ABBYY Classification

The ABBYY Classification Service is an advanced Classification service designed to automatically categorize files and images based on their contents. This advanced classification service leverages modern technologies such as machine learning and natural language processing to detect even subtlest of differences among different files and images. The ABBYY Classification Service allows easy training of a flexible and scalable classification process that can granularly distinguish among many different User Defined Categories.

Possible use cases

Distinguish between different types of bank statements
Distinguish between different types of Identification documents
Distinguish between different types of invoices
Distinguish between objects in images

Service Setup

Open the Project Detail View of the project you would like to add the service to.
Click on the Add Service button in the command bar.
Select ABBYY Classification Service from the available Service Types.\
A new Service Configuration Wizard will open:
(When navigating the Wizard, please make sure to use the Next Step button in the command bar to save any changes made).

Step 1 - Allows configuration of various service settings, including the name and description. The default settings are sufficient for most use cases.
Step 2 - Allows adding User Defined Categories to train the service on.
Step 3 - Training *
1. Click Upload Training Documents in the command bar
2. Select the User Defined Category you want to upload documents to.
  Demo training files are available here.
3. Upload files for each User Defined Category you wish to train the service on.
4. Once you have uploaded all your documents, click the Train Service button in the command bar to train your service.
5. Click Process on the dialog window that appears. Leave all settings as default.
6. A progress dialog will appear displaying the progress of the training.
  Training times can vary depending on the number of files that have been uploaded for training.
7. The progress dialog should automatically close once the training has completed.
Step 4 - The Definition Document should be created after the Service has been trained successfully.
Click on the Complete button in the command bar to validate your service configuration and close the wizard.
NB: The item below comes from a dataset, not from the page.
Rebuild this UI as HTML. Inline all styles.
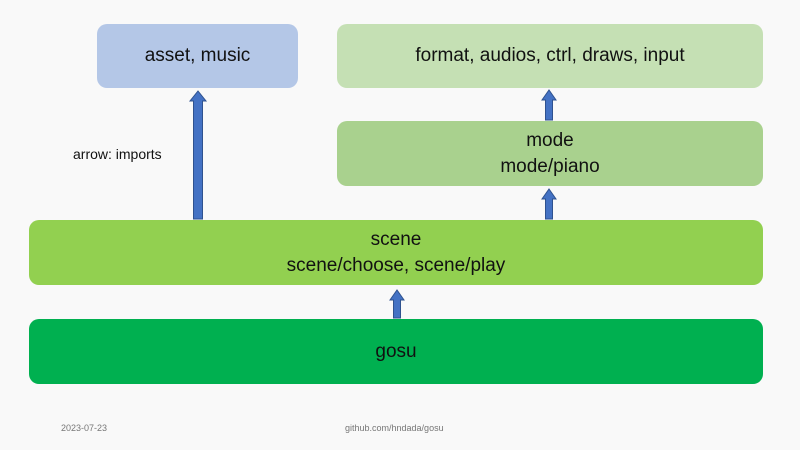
<!DOCTYPE html>
<html><head><style>
body{margin:0;width:800px;height:450px;background:#f9f9f9;position:relative;overflow:hidden;font-family:"Liberation Sans","DejaVu Sans",sans-serif}
.b{position:absolute;border-radius:10px;display:flex;align-items:center;justify-content:center;text-align:center;font-size:19px;line-height:26px;color:#111}
.s{position:absolute;font-size:9px;color:#777}
</style></head><body>
<div class="b" style="left:97px;top:24px;width:201px;height:64px;background:#b4c7e7">asset, music</div>
<div class="b" style="left:337px;top:24px;width:426px;height:64px;background:#c5e0b4">format, audios, ctrl, draws, input</div>
<div class="b" style="left:337px;top:121px;width:426px;height:65px;background:#a9d18e">mode<br>mode/piano</div>
<div class="b" style="left:29px;top:220px;width:734px;height:65px;background:#92d050">scene<br>scene/choose, scene/play</div>
<div class="b" style="left:29px;top:319px;width:734px;height:65px;background:#00b050">gosu</div>
<div style="position:absolute;left:73px;top:146px;font-size:14px;color:#111">arrow: imports</div>
<svg width="800" height="450" style="position:absolute;left:0;top:0">
<g fill="#4472c4" stroke="#2f528f" stroke-width="1">
<polygon points="193.5,219 193.5,101 190,101 198,91 206,101 202.5,101 202.5,219"/>
<polygon points="545.5,120 545.5,100 542,100 549,90 556,100 552.5,100 552.5,120"/>
<polygon points="545.5,219 545.5,199 542,199 549,189 556,199 552.5,199 552.5,219"/>
<polygon points="393.5,318 393.5,300 390,300 397,290 404,300 400.5,300 400.5,318"/>
</g></svg>
<div class="s" style="left:61px;top:423px">2023-07-23</div>
<div class="s" style="left:345px;top:423px">github.com/hndada/gosu</div>
</body></html>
Service Configuration Settings

The Microsoft OCR Service can be configured by the user as a flexible solution. The following Settings are available:

Setting	Required Type	Description
ArchivingStrategy	Optional	Days before documents get deleted.
BatchSize	Hidden	Processing batch size.
DocumentProcessedStatus	Optional	Document status used to denote that a document has been processed.
Enabled	Hidden	Enable or disable the service.
ExecuteBeforeProcess		When set up as a child service, specify whether this service should be executed before the parent service gets executed.
ExecuteAfterProcess		When set up as a child service, specify whether this service should be executed after the parent service gets executed.
Password	Optional	Used for service authentication. Custom Code can be used to set the password. Can be set per document.
RemoveComments	Optional	Remove human comments from a document.

Add and Process Documents

In your Classification Service Card click on the Inbox button.
Drag and drop files over the Inbox grid or click on the Upload button in the command bar.
The demo test files are available here.
When prompted to select a category, select the No Selection option in the bottom right of the dialog window.
To process single documents, click on the document’s Process action button.
To process multiple documents, select the documents you want to process and click on Process Documents in the command bar.

When testing a newly trained service it is recommended to only process a couple of documents at a time and to review the process results.
Should the results not appear satisfactory, then additional documents may need to be trained.

View Processed Documents

In your Classification Service Card click on the Outbox button.
Classification results will appear as new documents/files in the outbox with the Category column indicating the final document classification.